Takeda has only got one province left now, and I'm an ally to Date and Hatakeyama, who jointly own the north and are each others allies. I absolutely love the diplomacy part of the game. Without working hard at diplomacy I would've lost stupendously in my first hard game. It's something no Total War game did this well; especially not the first Shogun, however much I loved it. And I like how pretty much everything matters. Whereas I used to have an army of 10-20 ninjas/priests/whatever in previous games, now I got just a few and they are valued possessions. A good marriage buffered alliance actually means something and I can leave my rear unguarded while concentrating everything on the front. Most of the game fits neatly together and just works.
Naval battles on the other hand...well I've tried the tutorial, then I've tried them a few times in the campaign, and now I just crank out a fleet and auto-resolve. It's just too bloody slow and annoying. I can't imagine how they always sink ships in auto-resolve because when I try that with bow ships or a medium bune nothing happens, at all. Perhaps flaming arrows help, but I'd rather go for stuff that matters in the tech screen. So far I hadn't bothered with siege weapons because they seemed to be completely rubbish in the tutorial. I'll give them a try soon.
Realm divide I found to be quite fun and even doable as long as I kept paying my allies to stay with me. But that was on normal difficulty, short campaign. I agree that it's nonsense for you to get more and more hated even after becoming shogun.
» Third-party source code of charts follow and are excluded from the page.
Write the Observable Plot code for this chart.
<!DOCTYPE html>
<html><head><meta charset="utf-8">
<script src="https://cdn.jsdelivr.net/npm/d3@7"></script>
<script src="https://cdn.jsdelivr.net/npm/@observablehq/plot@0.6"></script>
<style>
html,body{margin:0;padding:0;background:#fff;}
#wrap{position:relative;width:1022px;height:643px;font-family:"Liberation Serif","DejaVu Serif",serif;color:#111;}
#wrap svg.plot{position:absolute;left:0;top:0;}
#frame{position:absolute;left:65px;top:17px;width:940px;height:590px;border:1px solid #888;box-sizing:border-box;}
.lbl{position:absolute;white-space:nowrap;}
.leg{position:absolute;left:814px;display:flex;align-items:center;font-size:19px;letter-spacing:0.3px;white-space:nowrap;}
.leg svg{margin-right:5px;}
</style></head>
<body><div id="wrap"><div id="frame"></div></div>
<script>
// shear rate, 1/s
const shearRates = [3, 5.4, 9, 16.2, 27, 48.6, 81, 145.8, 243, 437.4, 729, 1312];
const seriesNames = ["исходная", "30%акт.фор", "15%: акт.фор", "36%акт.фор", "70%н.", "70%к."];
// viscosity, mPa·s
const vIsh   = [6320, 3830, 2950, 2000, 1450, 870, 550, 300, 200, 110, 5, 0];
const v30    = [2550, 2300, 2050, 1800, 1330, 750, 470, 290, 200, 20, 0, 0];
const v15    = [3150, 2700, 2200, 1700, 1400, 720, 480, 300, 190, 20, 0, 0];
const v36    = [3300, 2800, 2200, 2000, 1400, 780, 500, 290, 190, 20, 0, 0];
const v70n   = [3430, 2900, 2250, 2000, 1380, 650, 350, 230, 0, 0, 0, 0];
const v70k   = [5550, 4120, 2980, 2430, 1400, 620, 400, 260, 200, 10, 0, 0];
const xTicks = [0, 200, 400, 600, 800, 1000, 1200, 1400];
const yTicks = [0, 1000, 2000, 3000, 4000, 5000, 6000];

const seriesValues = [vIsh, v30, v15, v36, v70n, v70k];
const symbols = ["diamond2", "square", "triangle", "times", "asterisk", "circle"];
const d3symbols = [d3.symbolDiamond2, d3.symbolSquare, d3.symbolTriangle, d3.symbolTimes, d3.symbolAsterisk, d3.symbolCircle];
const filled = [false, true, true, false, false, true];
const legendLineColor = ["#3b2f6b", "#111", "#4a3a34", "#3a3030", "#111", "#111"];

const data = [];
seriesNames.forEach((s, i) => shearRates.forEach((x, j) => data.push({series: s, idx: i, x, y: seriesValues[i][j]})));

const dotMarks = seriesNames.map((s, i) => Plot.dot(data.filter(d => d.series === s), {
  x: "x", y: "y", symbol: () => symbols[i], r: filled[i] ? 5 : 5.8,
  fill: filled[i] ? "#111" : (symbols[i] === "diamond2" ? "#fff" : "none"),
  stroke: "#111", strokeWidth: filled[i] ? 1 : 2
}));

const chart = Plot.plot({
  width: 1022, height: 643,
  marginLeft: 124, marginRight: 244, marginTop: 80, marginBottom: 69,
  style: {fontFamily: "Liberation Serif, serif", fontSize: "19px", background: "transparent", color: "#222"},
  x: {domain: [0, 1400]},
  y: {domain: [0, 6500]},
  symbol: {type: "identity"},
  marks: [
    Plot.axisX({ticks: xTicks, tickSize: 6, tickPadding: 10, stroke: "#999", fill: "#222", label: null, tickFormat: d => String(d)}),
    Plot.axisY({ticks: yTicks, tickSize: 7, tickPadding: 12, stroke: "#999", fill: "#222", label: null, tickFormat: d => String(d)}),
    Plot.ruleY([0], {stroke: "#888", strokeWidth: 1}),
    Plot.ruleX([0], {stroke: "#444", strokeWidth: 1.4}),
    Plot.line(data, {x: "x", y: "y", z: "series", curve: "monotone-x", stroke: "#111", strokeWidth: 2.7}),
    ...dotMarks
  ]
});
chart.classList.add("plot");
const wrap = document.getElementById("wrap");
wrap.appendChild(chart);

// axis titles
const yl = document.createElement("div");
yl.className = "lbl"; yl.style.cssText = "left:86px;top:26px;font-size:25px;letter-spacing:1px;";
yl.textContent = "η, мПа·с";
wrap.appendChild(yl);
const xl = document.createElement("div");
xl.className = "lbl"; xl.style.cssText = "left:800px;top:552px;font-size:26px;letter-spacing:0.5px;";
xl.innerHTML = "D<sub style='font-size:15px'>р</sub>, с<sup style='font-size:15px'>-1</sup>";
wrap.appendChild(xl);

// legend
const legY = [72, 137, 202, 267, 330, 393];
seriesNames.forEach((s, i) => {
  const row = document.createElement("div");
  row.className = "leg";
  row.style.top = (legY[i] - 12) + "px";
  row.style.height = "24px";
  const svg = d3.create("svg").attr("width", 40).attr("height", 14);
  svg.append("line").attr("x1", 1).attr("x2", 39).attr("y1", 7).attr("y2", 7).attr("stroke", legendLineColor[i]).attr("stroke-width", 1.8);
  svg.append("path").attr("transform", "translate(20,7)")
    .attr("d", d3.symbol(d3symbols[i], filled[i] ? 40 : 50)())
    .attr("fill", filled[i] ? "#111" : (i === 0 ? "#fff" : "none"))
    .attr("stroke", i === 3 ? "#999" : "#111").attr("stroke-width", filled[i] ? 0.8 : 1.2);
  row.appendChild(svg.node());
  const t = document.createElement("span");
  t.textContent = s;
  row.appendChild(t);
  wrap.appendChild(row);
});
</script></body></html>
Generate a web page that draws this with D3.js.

It's not as if that happened to the previous shogun. And -5 relations each turn for a total of -200 is just too much. They should've capped it at -100 or so. And, a minor annoyance, I don't like that my military alliances degrade down to +40. After that there's no way to 'refresh' your alliance. Unless there's a marriage opportunity, sometimes all you can do to keep an alliance is shower the other guy with gold, repeatedly. That's not much of a healthy relationship.
And the pacing is a bit odd, but perhaps that's just me. In my first normal game, up until the end I was using ashigaru armies, sometimes with a few katana samurai or bow samurai thrown in. In my current long, hard, game, I'm in 20-25 turns or so and I'm still relying mainly on ashigaru. There's nothing that can beat popping out units each a turn, with low upkeep, and so far pretty decent stats. Investing first in the military facilities and then in the units themselves is just amazingly costly compared to just sticking with ashigaru. Only just now I start to notice a drawback when going up against Ikko-Ikki warrior monks and loanswords. Still, as long as I defend a castle they aren't getting in.